Every level offers different interactive experiences, including a station on the top that allows guests to create a message and send it directly to space. Each message is encoded with unique visual arts and sounds, presumably to be picked up by a passing alien spaceship.
“When the client came to me with a master plan for Nuanu, most of it was already planned out,” says Hearn, who hails from Britain. “But he had a two-hectare space right on the beach and didn’t know what to do with it.
“The funny thing is they said they didn’t want a beach club. The brief was for a playground – an exploratory field where people could have all these insane user experiences,” says the architect.
“So we came up with the idea of creating destinations within the destination, different areas that offer different holistically hedonistic experiences and workshops, all very tactile, all very flowing, and walkways that guide you from one to the next with more interesting things to see and do on the way.
“Luna is called a beach club but this is not your typical beach club.”
Relaxing elsewhere
Phuket, Thailand, is another Southeast Asian hotspot that has an established beach-club scene – so established, in fact, that even the Phuket Elephant Nature Reserve, with its “strong roots in the island’s community”, feels the need to list its own top five, as “recommended by experts”.
As well as the original, the Catch Beach Club, which opened on Bang Tao Beach in 2008, the elephant lovers also rate the Carpe Diem Beach Club (also on Bang Tao Beach); the Xana Beach Club (part of Bang Tao’s Angsana Laguna beach resort); Café Del Mar Phuket (on Kamala Beach); and Beach House Layan (on Layan Beach).

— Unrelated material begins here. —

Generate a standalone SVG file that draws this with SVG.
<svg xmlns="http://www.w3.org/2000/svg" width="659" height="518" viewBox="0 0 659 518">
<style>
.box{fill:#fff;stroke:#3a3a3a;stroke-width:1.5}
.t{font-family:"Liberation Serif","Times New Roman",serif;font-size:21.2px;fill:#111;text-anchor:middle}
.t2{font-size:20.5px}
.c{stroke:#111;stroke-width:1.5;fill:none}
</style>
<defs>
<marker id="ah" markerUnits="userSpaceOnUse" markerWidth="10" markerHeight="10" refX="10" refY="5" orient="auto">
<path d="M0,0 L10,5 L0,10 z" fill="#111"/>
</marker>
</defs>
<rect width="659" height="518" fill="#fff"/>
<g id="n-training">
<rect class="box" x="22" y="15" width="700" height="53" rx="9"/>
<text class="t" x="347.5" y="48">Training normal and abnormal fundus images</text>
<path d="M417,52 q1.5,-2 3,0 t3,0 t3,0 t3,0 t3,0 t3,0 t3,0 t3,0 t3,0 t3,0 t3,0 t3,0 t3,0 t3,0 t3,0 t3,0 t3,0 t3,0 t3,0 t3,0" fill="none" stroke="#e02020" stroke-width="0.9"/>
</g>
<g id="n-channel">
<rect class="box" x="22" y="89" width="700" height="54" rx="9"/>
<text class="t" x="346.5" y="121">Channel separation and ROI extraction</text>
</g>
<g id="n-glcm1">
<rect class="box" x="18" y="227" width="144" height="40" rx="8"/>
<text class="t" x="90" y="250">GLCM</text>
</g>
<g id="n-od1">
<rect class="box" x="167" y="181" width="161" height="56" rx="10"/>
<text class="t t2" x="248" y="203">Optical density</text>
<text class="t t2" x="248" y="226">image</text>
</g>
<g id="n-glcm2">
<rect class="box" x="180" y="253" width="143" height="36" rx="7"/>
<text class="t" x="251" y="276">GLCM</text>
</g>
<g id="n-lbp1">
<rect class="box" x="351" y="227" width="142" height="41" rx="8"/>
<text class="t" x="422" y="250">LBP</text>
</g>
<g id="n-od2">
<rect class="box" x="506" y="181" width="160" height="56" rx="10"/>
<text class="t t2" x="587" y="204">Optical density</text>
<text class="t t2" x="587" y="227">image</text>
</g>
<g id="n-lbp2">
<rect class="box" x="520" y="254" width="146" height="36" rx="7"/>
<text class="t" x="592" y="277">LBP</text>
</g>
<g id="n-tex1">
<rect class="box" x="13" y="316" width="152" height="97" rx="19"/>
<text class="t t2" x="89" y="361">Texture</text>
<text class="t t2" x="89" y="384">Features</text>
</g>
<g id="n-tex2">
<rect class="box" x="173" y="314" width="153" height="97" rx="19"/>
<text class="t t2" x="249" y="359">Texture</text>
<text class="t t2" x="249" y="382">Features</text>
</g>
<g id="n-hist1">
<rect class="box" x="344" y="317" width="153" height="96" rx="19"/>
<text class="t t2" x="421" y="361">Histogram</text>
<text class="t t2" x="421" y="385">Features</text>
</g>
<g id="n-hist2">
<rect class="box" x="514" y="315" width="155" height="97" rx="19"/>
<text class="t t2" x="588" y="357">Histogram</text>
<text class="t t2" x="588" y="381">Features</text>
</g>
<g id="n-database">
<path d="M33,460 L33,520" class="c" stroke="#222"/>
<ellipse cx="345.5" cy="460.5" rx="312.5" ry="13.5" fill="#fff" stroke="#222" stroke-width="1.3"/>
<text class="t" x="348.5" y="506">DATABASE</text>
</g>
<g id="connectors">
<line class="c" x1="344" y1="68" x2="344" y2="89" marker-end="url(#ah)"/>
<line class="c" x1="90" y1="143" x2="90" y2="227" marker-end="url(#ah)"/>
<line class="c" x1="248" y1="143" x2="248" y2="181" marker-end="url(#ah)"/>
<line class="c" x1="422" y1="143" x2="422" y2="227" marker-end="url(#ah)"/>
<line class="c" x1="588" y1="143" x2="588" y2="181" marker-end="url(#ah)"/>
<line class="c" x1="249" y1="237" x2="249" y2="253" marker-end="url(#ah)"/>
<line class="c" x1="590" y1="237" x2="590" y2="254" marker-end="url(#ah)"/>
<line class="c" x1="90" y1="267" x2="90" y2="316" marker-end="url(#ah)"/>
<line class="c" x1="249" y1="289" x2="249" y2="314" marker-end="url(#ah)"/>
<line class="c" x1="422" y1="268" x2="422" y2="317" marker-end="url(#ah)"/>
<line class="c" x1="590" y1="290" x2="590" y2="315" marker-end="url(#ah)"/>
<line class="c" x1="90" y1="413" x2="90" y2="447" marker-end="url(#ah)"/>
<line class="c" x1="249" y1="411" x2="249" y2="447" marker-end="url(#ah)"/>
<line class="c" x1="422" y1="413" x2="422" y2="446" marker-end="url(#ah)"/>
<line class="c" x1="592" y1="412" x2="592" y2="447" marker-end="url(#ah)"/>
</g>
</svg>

Last August, Phuket also got what’s been described as the world’s first “floating beach club”, Yona, which may not have any actual sand on board, but does have a 22-metre infinity pool surrounded by private cabanas, sun loungers and spots in which to sip cocktails.
The latest club to join the fray in Phuket is MuMu Clubhouse, which, at the time of writing, was all set to stage its launch party on March 9, complete with high-profile DJs.
The “sanctuary for kindred spirits, seekers and wanderers; connoisseurs of connection, tempo and bass” – as the owners describe it – stands beside Phuket’s largest man-made lagoon, inland from Bang Tao Beach.
Over in Vietnam, Da Nang most certainly doesn’t have a beach-club culture, but it’s about to get its first club, nonetheless.
Opening on March 15, NOX Beach Club extends along a 4km-long stretch of sand next to the Hoiana Resort & Golf. Part of the New World Hoiana Beach Resort, it is “inspired by Hoi An, the enchanting Unesco World Heritage town just a short drive away” and “will create a community of like-minded beach lovers, foodies and fun seekers”.
Nighttime parties on the sand are promised, but the press release suggests unrestrained hedonism – which is a selling point for some of the beach clubs in Phuket and Bali – is not quite what the owners of NOX are going for.